▸ **Provided material**
-- BEGIN --
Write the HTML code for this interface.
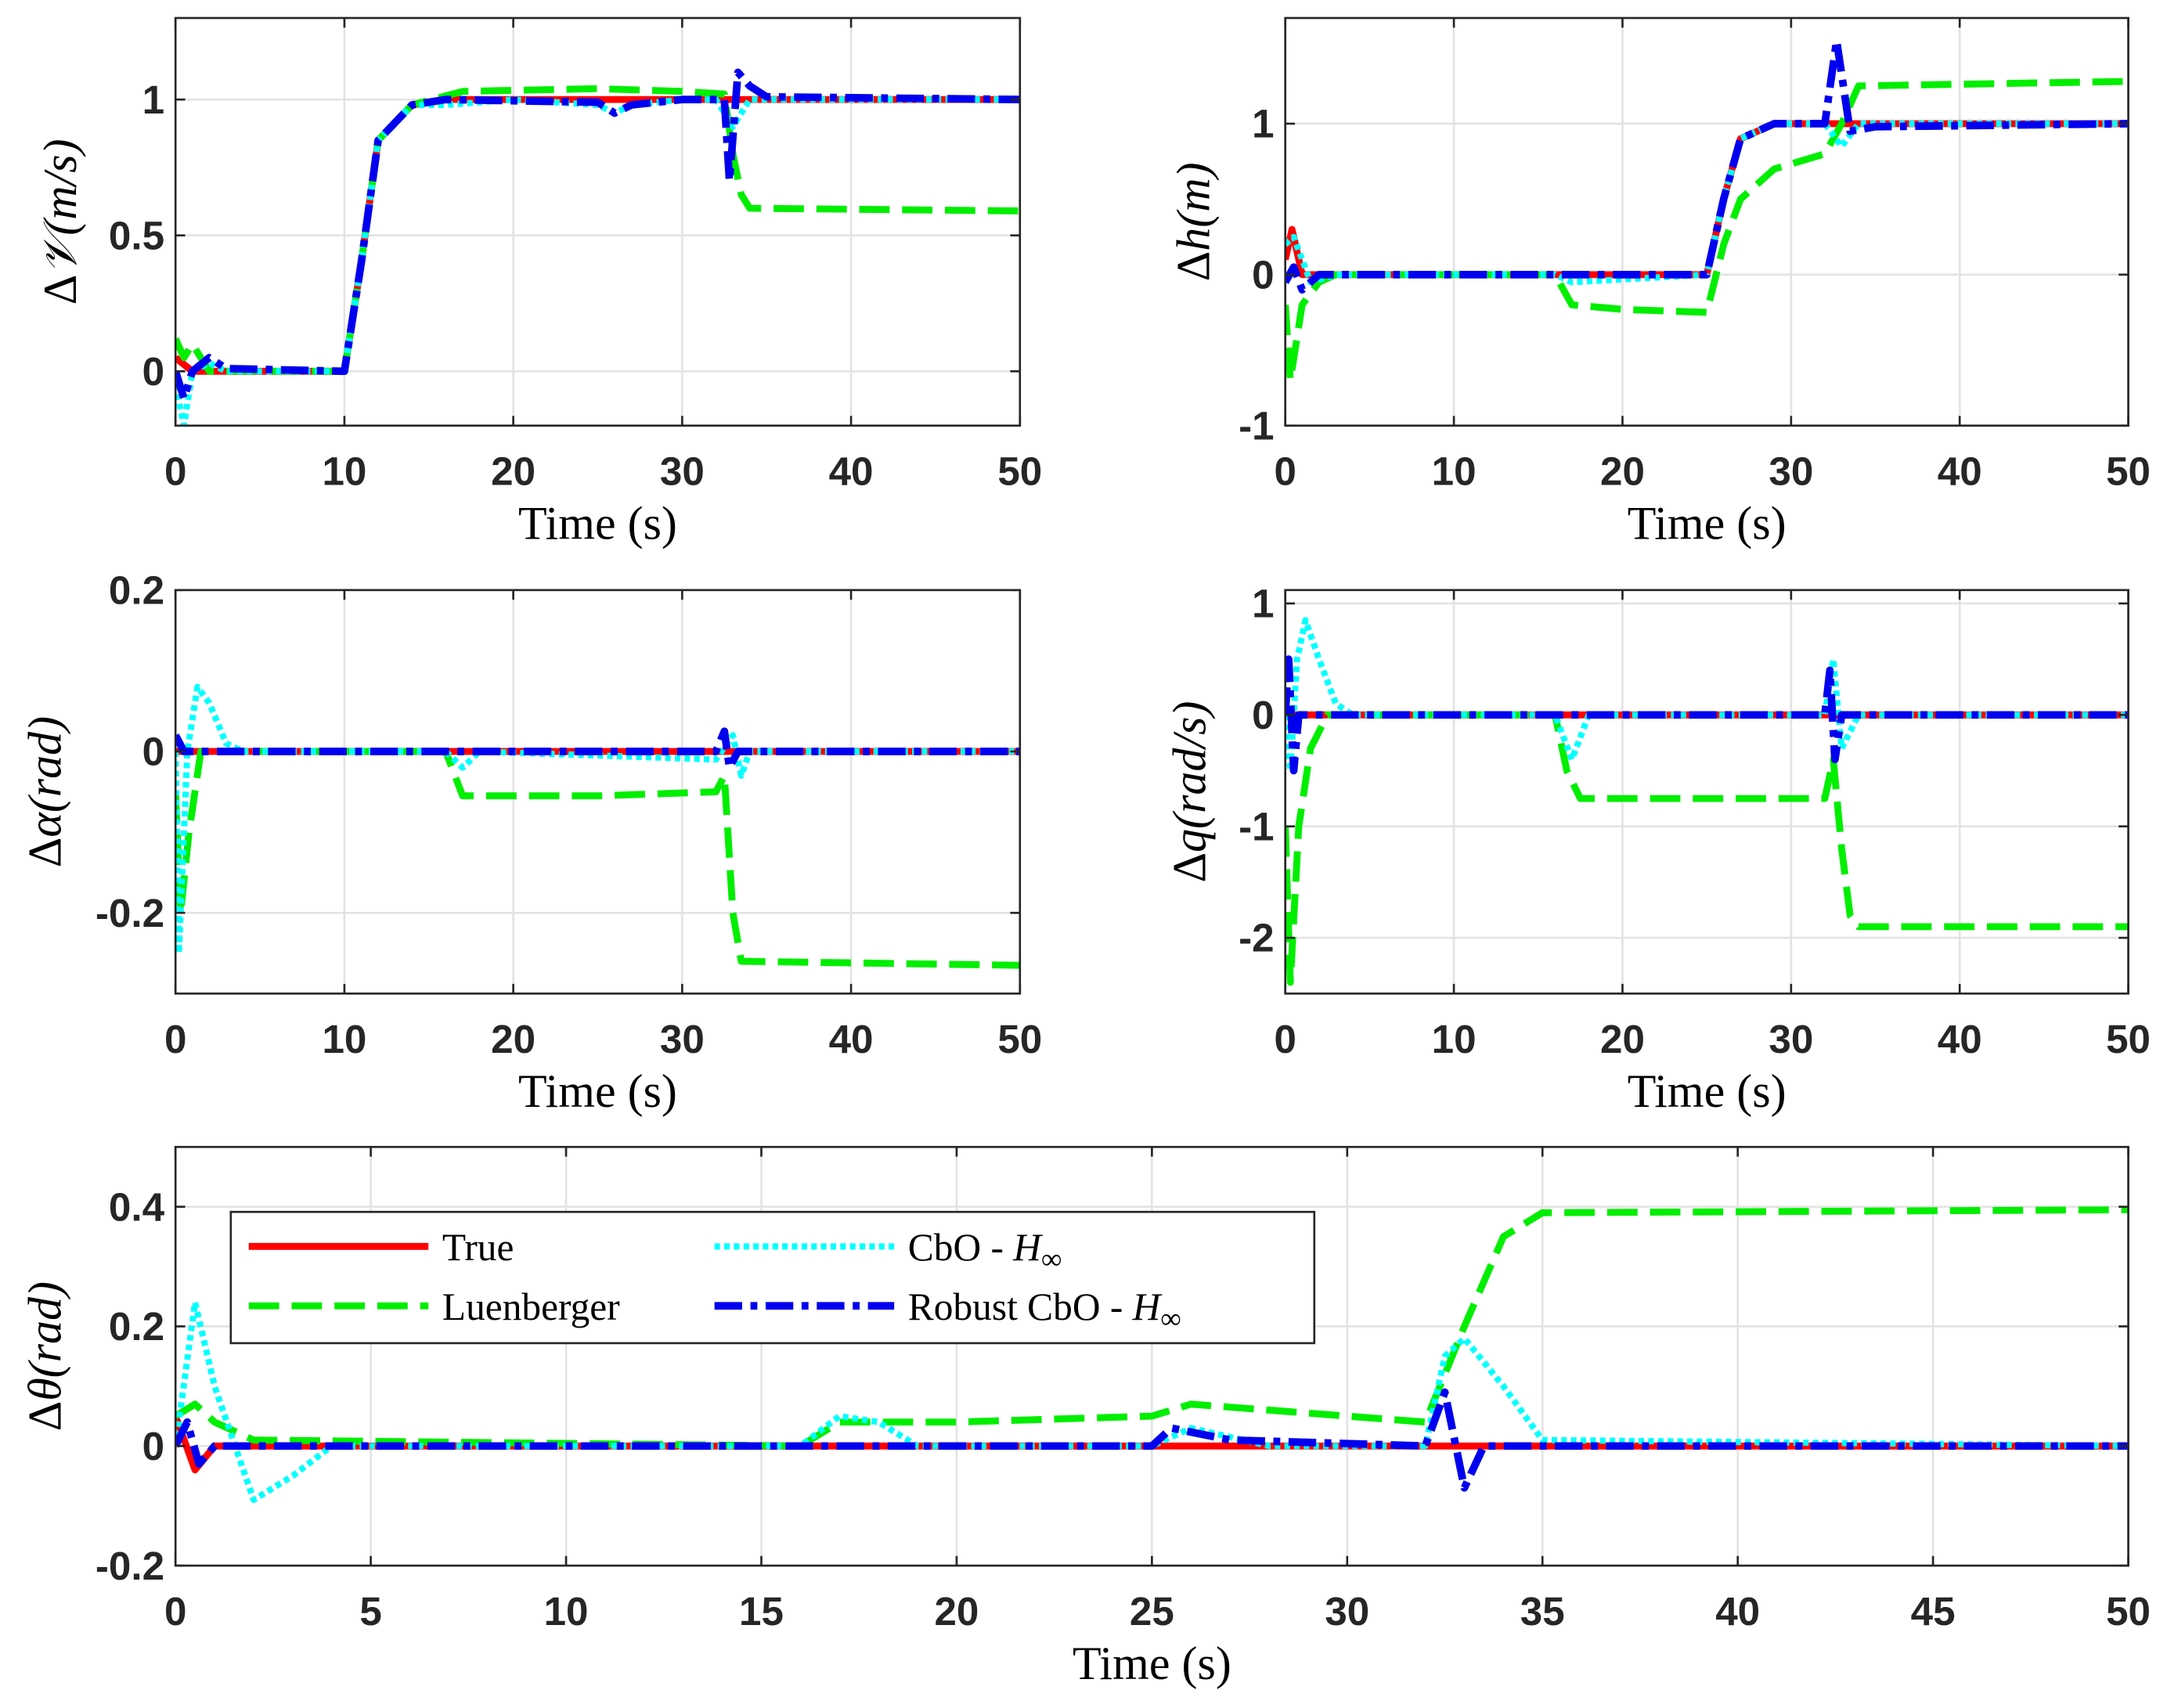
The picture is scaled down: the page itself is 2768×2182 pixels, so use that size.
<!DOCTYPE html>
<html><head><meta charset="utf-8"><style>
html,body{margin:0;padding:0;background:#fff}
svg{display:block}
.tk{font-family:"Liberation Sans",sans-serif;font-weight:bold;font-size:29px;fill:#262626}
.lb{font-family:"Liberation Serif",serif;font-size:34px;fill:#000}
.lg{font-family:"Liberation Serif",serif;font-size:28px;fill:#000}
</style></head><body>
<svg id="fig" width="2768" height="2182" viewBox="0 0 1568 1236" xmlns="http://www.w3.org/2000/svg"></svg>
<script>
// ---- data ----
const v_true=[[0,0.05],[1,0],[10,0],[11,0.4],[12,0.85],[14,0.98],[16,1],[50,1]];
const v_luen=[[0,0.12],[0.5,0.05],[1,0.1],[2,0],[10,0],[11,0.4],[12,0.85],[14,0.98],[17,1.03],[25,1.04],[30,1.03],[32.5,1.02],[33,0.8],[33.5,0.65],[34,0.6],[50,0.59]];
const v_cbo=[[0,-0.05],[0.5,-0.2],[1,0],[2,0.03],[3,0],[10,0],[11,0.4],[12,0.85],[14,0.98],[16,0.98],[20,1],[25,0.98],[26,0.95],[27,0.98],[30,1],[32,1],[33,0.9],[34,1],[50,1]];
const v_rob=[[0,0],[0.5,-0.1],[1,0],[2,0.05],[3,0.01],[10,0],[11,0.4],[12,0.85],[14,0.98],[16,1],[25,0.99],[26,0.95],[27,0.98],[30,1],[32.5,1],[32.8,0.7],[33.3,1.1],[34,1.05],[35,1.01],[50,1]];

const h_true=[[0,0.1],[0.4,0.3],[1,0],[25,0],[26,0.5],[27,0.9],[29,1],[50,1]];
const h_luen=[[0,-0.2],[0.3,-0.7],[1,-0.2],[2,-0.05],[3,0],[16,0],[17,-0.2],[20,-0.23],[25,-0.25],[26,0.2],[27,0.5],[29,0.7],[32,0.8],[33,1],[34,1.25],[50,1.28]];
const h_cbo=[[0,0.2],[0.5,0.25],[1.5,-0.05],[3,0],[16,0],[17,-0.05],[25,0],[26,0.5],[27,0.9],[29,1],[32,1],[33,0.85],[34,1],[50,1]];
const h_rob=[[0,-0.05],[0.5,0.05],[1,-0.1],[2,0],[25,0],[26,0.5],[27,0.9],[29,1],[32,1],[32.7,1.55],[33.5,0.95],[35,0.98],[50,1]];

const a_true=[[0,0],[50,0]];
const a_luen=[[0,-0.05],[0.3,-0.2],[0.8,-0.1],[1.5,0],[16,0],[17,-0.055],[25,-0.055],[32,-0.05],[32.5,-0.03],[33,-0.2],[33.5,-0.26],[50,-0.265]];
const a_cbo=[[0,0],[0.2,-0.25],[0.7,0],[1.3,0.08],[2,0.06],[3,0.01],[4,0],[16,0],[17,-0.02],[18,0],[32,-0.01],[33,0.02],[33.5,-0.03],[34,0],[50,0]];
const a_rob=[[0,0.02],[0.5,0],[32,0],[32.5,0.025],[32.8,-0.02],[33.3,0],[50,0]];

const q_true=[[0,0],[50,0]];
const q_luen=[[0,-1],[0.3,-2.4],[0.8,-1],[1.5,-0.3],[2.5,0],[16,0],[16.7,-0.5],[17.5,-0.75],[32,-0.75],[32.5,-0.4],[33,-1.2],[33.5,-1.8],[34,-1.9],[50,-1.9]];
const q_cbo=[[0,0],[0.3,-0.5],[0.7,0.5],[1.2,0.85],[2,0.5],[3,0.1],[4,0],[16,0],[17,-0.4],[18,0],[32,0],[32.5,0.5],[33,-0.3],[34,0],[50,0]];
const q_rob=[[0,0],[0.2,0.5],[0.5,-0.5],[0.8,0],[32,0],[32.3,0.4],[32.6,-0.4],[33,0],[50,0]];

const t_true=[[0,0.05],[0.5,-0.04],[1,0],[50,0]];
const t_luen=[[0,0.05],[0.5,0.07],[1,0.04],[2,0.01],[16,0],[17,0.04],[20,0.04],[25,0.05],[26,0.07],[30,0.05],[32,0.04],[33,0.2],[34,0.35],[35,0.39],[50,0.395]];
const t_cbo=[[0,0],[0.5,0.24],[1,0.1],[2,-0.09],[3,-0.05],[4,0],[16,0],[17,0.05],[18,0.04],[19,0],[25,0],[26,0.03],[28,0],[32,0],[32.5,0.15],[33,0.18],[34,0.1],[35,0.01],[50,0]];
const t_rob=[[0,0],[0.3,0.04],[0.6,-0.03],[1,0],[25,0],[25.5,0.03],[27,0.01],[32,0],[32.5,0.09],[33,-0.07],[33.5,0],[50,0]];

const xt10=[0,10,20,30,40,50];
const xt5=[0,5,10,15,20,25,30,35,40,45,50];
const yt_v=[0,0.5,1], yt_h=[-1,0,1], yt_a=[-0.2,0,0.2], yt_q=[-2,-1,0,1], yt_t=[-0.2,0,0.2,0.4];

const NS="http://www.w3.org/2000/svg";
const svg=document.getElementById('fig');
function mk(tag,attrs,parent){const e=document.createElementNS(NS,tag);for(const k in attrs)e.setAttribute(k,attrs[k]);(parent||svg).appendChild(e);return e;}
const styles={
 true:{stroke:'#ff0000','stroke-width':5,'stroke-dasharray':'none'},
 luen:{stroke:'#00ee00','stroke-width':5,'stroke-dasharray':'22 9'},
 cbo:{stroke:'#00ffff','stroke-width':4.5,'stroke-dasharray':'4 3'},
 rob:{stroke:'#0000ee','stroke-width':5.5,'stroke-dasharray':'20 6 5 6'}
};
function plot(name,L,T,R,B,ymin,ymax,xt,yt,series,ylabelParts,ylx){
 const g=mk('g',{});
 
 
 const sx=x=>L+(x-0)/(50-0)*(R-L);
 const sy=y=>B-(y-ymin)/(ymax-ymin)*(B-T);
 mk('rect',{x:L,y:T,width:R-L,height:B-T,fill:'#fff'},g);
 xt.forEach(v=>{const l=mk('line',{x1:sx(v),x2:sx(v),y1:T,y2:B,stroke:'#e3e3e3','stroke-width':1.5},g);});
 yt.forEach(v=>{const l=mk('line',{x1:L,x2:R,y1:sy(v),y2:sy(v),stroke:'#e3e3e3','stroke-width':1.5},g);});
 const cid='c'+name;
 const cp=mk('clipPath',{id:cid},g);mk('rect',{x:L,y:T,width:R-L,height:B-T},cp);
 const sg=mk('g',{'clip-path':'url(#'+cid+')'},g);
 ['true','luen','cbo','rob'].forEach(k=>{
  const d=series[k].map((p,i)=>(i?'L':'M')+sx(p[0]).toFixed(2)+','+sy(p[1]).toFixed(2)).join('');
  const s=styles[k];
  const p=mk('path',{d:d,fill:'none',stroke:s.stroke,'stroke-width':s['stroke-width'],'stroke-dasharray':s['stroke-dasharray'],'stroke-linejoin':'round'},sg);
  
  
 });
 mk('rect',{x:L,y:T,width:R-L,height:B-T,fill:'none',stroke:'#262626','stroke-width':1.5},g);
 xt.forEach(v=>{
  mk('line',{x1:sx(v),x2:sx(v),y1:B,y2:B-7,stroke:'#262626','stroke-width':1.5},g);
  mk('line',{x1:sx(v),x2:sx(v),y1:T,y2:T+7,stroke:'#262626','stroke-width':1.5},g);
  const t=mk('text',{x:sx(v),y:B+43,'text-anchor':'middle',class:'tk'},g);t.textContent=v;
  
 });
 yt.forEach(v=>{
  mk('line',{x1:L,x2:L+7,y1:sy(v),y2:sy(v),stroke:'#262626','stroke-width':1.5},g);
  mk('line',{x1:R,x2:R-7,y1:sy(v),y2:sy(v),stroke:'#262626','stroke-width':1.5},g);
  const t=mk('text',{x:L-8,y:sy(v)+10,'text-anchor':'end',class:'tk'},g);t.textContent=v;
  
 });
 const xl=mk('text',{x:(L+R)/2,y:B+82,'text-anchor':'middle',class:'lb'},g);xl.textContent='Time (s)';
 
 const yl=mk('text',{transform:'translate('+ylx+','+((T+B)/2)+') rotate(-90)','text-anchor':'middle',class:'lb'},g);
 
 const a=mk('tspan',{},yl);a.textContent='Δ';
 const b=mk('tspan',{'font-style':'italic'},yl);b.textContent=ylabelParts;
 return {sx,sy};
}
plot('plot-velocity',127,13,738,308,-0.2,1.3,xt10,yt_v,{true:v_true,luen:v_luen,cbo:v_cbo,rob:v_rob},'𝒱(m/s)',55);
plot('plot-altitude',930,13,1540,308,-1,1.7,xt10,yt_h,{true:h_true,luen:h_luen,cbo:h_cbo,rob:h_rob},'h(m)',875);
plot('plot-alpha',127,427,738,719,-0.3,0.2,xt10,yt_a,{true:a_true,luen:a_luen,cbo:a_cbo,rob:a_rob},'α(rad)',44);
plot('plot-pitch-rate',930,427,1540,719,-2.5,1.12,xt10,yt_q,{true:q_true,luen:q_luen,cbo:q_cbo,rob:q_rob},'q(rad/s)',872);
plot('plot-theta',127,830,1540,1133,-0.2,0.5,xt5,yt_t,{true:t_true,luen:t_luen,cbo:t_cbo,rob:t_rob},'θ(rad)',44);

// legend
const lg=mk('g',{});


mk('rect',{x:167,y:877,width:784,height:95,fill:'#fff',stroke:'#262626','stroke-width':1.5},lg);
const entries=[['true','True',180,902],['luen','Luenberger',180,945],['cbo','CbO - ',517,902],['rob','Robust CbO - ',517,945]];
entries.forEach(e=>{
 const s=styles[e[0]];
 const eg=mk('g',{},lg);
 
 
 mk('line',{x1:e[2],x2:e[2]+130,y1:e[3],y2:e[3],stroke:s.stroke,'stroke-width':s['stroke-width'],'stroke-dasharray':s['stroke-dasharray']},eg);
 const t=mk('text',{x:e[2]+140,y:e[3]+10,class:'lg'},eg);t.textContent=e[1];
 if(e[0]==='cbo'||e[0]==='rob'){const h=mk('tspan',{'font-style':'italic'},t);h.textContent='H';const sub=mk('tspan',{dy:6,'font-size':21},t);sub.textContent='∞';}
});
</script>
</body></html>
-- END --
▸ **Exercise requirements**
List the lines that contain the word "size".

▸ **Solution to this problem**
The picture is scaled down: the page itself is 2768×2182 pixels, so use that size.
.tk{font-family:"Liberation Sans",sans-serif;font-weight:bold;font-size:29px;fill:#262626}
.lb{font-family:"Liberation Serif",serif;font-size:34px;fill:#000}
.lg{font-family:"Liberation Serif",serif;font-size:28px;fill:#000}
 if(e[0]==='cbo'||e[0]==='rob'){const h=mk('tspan',{'font-style':'italic'},t);h.textContent='H';const sub=mk('tspan',{dy:6,'font-size':21},t);sub.textContent='∞';}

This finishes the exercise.